== DIRECTIONS FOR THIS TASK ==
From the line containing "Give me the matplotlib source for this chart." through the line containing "(82, -103), (109, -100), (133, -87)]", retype each line exactly; include both end lines and nothing beyond them.

== EXERCISE MATERIALS ==
* * *
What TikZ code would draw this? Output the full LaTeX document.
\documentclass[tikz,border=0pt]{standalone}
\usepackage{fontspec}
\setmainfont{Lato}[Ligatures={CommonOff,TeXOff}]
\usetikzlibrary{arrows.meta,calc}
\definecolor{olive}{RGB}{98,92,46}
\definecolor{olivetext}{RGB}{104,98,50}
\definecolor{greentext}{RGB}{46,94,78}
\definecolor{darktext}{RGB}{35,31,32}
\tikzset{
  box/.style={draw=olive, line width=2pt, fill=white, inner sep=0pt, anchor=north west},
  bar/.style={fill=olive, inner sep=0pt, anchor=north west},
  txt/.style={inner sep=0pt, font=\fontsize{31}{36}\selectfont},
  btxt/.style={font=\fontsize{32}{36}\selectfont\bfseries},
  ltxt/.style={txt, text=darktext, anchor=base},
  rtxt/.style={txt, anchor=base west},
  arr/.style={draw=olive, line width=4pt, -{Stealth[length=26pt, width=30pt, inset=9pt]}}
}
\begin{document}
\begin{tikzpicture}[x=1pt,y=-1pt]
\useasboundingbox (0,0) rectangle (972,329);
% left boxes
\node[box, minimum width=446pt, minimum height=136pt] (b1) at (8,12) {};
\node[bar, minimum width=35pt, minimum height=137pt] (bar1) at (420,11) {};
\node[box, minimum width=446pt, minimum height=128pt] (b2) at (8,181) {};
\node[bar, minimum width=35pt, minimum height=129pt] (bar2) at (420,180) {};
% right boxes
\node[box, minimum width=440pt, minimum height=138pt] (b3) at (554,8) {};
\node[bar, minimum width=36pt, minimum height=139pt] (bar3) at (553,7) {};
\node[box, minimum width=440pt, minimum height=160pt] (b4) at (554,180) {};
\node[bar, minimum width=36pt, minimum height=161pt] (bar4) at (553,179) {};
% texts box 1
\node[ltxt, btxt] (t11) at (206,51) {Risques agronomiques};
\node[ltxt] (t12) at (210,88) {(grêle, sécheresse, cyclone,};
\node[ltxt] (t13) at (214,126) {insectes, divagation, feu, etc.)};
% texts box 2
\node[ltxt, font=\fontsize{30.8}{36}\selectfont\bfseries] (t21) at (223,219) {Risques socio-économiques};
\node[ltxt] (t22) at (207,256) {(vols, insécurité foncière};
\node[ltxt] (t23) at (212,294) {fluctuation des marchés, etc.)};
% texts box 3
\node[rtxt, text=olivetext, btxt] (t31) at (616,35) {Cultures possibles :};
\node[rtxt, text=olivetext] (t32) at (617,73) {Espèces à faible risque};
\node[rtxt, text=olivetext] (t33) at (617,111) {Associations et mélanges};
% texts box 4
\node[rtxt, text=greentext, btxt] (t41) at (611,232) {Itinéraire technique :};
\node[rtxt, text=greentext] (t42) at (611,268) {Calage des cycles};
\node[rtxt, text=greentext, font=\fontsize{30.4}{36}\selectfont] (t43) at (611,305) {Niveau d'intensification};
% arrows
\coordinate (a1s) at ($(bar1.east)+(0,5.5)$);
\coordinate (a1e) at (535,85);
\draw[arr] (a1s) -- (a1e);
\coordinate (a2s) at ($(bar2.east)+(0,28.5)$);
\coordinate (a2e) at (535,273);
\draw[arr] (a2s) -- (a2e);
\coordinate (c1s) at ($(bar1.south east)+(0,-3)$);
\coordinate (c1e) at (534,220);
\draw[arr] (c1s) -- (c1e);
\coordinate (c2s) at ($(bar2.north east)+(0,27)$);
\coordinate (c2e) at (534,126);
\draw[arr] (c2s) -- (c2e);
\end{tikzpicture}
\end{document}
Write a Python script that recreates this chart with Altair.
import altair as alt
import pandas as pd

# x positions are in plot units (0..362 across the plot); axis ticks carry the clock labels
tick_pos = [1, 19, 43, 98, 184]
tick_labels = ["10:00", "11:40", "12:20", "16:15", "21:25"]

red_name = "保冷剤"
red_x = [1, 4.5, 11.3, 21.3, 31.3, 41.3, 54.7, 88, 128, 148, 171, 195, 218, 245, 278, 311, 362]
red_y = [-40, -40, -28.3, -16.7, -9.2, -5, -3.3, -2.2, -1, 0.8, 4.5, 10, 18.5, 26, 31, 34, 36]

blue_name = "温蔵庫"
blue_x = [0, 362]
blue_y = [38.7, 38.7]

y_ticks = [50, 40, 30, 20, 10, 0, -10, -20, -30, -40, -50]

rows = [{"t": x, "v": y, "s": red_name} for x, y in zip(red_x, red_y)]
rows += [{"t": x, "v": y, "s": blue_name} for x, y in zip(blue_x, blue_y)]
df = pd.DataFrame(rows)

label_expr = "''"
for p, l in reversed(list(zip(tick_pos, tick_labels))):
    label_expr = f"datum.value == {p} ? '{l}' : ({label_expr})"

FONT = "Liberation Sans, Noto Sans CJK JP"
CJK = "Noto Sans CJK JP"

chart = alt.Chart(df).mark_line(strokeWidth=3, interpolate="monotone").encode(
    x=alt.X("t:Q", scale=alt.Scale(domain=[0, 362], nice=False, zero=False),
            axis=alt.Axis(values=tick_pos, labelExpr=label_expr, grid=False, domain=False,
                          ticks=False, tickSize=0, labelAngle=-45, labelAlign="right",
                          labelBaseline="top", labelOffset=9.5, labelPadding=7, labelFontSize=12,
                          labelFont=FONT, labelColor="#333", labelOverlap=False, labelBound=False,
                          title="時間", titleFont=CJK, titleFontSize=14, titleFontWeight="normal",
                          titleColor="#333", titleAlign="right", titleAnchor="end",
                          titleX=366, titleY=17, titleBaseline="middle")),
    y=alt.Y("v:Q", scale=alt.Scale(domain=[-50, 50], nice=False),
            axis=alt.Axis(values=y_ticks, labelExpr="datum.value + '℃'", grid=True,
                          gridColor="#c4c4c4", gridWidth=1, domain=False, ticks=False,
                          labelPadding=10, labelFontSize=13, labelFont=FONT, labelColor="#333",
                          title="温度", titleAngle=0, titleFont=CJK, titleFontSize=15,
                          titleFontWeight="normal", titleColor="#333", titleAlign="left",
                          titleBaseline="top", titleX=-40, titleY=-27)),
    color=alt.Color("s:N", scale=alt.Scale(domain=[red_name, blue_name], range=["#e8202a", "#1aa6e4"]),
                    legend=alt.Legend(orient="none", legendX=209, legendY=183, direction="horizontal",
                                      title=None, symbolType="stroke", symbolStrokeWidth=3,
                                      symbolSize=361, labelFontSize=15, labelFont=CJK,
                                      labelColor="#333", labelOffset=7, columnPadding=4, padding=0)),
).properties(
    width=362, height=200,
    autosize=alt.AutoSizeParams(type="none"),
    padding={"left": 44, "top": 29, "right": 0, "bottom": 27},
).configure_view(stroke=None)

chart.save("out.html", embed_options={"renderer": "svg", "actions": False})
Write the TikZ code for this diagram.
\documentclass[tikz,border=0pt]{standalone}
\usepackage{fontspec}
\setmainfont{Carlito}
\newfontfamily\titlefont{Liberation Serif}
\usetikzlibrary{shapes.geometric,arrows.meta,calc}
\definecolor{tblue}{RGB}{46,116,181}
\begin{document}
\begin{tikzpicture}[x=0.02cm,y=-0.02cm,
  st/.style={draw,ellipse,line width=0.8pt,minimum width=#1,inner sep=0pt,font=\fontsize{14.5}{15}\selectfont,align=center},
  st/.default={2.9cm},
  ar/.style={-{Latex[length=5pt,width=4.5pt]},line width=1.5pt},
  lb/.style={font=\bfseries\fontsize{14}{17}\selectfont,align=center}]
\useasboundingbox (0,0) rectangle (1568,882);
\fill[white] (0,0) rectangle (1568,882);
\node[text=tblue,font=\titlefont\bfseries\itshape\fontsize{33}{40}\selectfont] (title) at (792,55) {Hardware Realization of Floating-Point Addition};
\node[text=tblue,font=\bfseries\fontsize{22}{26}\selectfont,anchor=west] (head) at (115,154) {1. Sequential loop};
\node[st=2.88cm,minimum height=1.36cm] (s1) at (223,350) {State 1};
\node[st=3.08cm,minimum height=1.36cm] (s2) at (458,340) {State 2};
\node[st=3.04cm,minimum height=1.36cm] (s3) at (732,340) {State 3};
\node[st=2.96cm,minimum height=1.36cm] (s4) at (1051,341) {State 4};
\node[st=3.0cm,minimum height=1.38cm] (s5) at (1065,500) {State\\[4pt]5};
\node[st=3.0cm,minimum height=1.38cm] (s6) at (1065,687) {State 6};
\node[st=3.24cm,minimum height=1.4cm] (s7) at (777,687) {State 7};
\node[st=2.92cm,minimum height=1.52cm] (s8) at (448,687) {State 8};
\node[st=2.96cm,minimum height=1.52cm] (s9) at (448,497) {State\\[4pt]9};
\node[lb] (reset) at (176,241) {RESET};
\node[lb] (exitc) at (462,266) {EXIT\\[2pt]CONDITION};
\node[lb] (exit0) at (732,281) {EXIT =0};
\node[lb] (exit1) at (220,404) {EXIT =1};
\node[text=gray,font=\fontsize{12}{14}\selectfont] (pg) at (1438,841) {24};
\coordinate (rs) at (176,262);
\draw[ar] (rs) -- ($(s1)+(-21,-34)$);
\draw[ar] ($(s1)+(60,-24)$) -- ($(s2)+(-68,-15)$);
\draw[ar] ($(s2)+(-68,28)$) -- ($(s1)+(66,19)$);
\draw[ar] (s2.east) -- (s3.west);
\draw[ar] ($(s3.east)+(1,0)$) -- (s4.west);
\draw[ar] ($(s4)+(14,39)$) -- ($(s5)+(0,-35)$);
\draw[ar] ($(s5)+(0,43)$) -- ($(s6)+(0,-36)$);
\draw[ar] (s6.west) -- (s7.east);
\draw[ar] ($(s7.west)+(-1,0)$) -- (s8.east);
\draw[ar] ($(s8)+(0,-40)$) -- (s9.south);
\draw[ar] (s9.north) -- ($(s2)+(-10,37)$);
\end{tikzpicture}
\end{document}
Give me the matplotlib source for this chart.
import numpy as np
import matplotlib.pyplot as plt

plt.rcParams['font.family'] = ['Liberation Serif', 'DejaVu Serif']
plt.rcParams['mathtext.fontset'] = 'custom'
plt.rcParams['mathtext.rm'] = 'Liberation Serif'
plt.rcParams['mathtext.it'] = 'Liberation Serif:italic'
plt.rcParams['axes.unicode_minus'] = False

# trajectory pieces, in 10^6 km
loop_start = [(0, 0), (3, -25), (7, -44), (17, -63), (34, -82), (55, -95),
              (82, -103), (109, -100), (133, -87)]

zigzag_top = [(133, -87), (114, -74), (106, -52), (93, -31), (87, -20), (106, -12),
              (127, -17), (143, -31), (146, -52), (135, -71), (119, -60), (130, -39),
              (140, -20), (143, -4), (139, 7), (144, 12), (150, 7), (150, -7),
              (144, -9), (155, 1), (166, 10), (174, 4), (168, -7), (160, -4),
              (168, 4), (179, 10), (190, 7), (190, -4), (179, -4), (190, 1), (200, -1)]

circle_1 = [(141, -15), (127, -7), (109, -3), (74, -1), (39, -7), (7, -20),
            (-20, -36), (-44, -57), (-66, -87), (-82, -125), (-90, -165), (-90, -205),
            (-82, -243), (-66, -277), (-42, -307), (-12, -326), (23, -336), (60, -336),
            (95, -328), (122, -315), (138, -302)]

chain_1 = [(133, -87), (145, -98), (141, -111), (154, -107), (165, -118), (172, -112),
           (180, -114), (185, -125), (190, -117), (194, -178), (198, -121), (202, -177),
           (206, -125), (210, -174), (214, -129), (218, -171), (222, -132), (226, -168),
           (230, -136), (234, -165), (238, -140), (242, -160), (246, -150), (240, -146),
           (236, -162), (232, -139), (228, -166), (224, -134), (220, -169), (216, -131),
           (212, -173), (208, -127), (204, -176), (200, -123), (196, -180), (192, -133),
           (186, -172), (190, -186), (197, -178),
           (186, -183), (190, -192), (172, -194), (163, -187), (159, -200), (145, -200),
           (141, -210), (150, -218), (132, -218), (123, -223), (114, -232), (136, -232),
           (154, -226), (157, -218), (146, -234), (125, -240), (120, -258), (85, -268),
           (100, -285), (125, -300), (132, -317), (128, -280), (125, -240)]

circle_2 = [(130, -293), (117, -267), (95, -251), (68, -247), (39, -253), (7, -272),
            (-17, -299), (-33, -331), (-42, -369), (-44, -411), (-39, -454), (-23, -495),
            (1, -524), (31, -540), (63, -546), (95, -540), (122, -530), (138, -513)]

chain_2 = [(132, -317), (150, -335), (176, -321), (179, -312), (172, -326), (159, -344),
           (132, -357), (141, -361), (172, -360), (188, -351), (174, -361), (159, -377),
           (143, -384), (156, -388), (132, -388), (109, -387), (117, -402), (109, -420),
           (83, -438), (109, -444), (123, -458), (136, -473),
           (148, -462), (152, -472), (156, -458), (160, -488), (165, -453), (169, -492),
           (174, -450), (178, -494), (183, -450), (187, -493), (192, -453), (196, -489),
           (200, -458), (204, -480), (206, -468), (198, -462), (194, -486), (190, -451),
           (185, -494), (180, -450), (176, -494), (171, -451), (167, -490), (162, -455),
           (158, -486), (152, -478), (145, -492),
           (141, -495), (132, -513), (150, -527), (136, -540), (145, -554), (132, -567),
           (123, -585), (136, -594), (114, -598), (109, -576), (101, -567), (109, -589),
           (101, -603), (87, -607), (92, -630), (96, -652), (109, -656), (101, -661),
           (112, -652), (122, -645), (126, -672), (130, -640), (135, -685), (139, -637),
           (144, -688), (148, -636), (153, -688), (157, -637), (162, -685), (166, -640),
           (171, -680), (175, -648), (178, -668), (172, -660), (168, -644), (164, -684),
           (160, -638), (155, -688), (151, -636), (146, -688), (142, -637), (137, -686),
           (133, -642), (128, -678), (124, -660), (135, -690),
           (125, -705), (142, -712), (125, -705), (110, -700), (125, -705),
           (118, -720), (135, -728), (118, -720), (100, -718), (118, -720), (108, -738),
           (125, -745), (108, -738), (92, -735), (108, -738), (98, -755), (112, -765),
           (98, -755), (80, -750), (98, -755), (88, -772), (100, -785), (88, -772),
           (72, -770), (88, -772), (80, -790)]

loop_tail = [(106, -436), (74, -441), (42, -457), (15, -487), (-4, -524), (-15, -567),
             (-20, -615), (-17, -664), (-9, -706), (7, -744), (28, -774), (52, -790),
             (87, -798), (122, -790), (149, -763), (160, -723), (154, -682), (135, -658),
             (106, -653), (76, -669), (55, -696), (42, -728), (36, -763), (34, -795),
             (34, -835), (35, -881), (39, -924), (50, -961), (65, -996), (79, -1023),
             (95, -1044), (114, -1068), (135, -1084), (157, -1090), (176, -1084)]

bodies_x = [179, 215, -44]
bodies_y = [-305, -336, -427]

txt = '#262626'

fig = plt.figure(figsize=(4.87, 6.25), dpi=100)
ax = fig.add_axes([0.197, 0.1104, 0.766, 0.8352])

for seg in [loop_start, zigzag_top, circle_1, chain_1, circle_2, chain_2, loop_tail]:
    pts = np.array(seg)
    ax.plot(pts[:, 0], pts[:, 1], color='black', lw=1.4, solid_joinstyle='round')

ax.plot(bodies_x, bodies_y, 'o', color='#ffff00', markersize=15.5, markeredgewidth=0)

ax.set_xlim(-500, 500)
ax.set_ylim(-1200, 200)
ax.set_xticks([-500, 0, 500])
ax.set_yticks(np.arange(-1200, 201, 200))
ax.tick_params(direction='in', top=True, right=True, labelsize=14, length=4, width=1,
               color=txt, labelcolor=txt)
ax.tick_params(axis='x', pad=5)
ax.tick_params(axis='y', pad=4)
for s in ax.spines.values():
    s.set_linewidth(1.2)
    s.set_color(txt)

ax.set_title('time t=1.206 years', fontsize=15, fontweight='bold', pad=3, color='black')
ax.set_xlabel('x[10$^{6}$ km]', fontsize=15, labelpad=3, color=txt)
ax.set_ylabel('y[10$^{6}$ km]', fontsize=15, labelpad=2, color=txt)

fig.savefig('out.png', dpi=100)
* * *
== IN RESPONSE ==
Give me the matplotlib source for this chart.
import numpy as np
import matplotlib.pyplot as plt

plt.rcParams['font.family'] = ['Liberation Serif', 'DejaVu Serif']
plt.rcParams['mathtext.fontset'] = 'custom'
plt.rcParams['mathtext.rm'] = 'Liberation Serif'
plt.rcParams['mathtext.it'] = 'Liberation Serif:italic'
plt.rcParams['axes.unicode_minus'] = False

# trajectory pieces, in 10^6 km
loop_start = [(0, 0), (3, -25), (7, -44), (17, -63), (34, -82), (55, -95),
              (82, -103), (109, -100), (133, -87)]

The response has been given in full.